With so many bidders vying for the stimulus work and materials prices down from recent peaks, GSA is reaping benefits. The agency says bids on its ARRA projects so far are averaging 8% to 10% below projections. Grunley says that figure is probably conservative and could be as high as 15%. GSA says those favorable bids will enable it to add more “high performance” features to projects on its list and also consider adding more projects to the roster.

GSA also is using some stimulus money to upgrade its own technological tools. Daniel says Beck is on teams shortlisted for a GSA building-information- modeling national indefinite-delivery/indefinite-quantity contract and for another ID/IQ contract for laser scanning of existing buildings.

Meanwhile, some legislators and the Associated General Contractors are not happy with the pace of the overall federal stimulus program. House Transportation Committee Chairman James Oberstar (D-Minn.) says “the highway and transit portion, especially the highway formula funds, are in place and are working as we anticipated, except for a few states.” But, he adds, “I am troubled that there is considerable unevenness in the implementation in non-highway and transit agencies.” Oberstar pointed to Environmental Protection Agency stimulus aid for state revolving funds (SRFs) that finance wastewater-treatment projects. He says he is “very disappointed” that SRFs “are lagging behind our expectations.”

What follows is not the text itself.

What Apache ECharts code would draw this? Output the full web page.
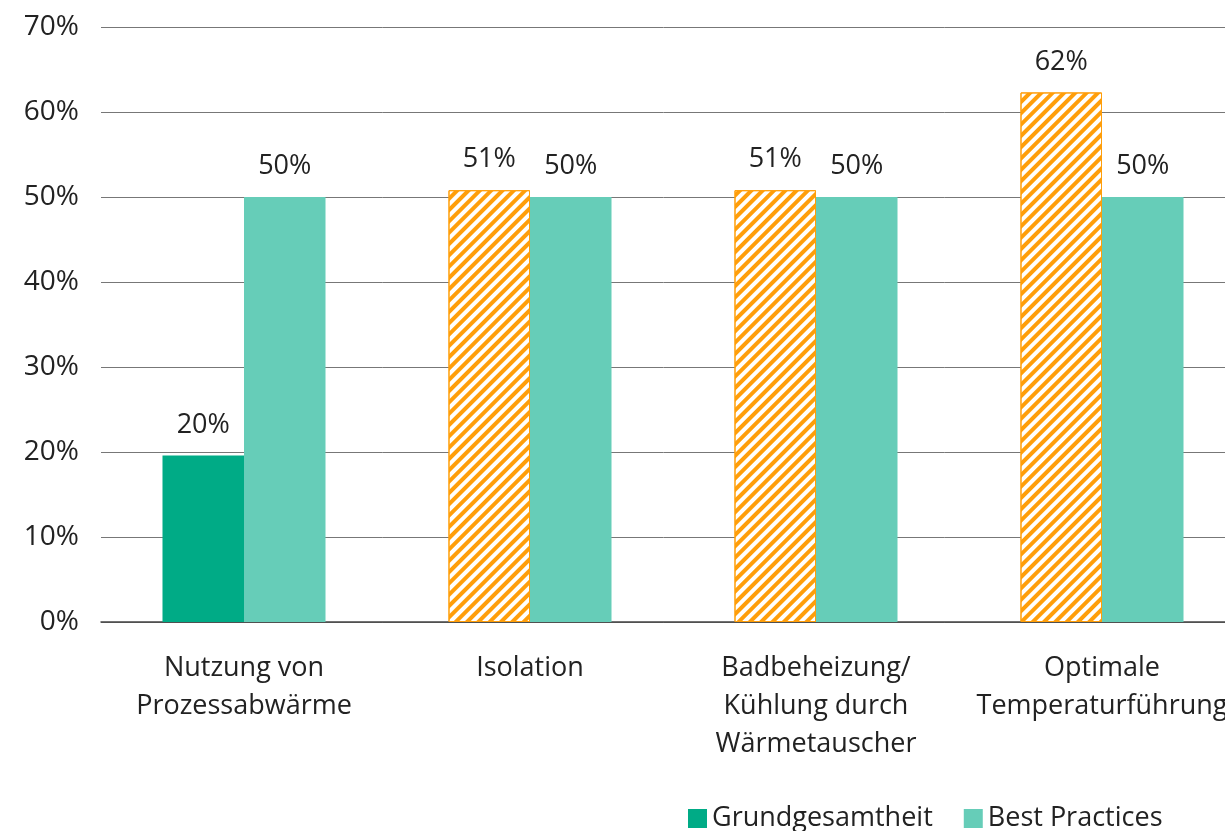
<!DOCTYPE html>
<html>
<head>
<meta charset="utf-8">
<script src="https://cdn.jsdelivr.net/npm/echarts@6/dist/echarts.min.js"></script>
<style>
html,body{margin:0;padding:0;background:#fff;}
#chart{width:1225px;height:831px;}
</style>
</head>
<body>
<div id="chart"></div>
<script>
const categories = ['Nutzung von\nProzessabwärme', 'Isolation', 'Badbeheizung/\nKühlung durch\nWärmetauscher', 'Optimale\nTemperaturführung'];
const grundValues = [19.6, 50.8, 50.8, 62.3];
const grundLabels = ['20%', '51%', '51%', '62%'];
const hatched = [false, true, true, true];
const bestValues = [50, 50, 50, 50];
const bestLabels = ['50%', '50%', '50%', '50%'];
const yTicks = [0, 10, 20, 30, 40, 50, 60, 70];

const green = '#00AB86';
const light = '#66CDB8';
const orange = '#FF9E0A';
const font = 'Open Sans';

const grundData = grundValues.map(function (v, i) {
  if (!hatched[i]) return v;
  return {
    value: v,
    itemStyle: {
      color: '#ffffff',
      borderColor: orange,
      borderWidth: 1,
      decal: {
        symbol: 'rect',
        color: orange,
        dashArrayX: [1, 0],
        dashArrayY: [4, 4],
        rotation: -Math.PI / 4
      }
    }
  };
});

const myecharts = echarts.init(document.getElementById('chart'));
const option = {
  animation: false,
  textStyle: { fontFamily: font },
  grid: { left: 101, width: 1144, top: 27, bottom: 209, outerBoundsMode: 'none', containLabel: false },
  legend: {
    bottom: -6,
    left: 683,
    icon: 'rect',
    itemWidth: 19,
    itemHeight: 19,
    itemGap: 31,
    textStyle: { fontSize: 27, color: '#222', fontFamily: font },
    data: ['Grundgesamtheit', 'Best Practices']
  },
  xAxis: {
    type: 'category',
    data: categories,
    axisTick: { show: false },
    axisLine: { lineStyle: { color: '#444', width: 1.5 } },
    axisLabel: { fontSize: 27, color: '#222', lineHeight: 38, margin: 27, interval: 0, hideOverlap: false }
  },
  yAxis: {
    type: 'value',
    min: yTicks[0],
    max: yTicks[yTicks.length - 1],
    interval: 10,
    axisLine: { show: false },
    axisTick: { show: false },
    splitLine: { lineStyle: { color: '#777', width: 1 } },
    axisLabel: { fontSize: 28, color: '#222', margin: 22, formatter: '{value}%' }
  },
  series: [
    {
      name: 'Grundgesamtheit',
      type: 'bar',
      data: grundData,
      itemStyle: { color: green },
      barGap: '0%',
      barCategoryGap: '43%',
      label: {
        show: true,
        position: 'top',
        distance: 17,
        fontSize: 27,
        color: '#222',
        formatter: function (p) { return grundLabels[p.dataIndex]; }
      }
    },
    {
      name: 'Best Practices',
      type: 'bar',
      data: bestValues,
      itemStyle: { color: light },
      label: {
        show: true,
        position: 'top',
        distance: 17,
        fontSize: 27,
        color: '#222',
        formatter: function (p) { return bestLabels[p.dataIndex]; }
      }
    }
  ]
};
myecharts.setOption(option);
</script>
</body>
</html>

Craig Hooks, an acting EPA assistant administrator, says the agency has obligated more than $5.9 billion of its $7.2 billion in ARRA funds, and that more than $5 billion of the obligations are for clean-water and drinking-water revolving funds. But little of that has turned into projects under construction. Hooks says he has refocused EPA’s staff on providing more assistance to state recipients of the SRF aid in an effort to get more of the money moving into contracts.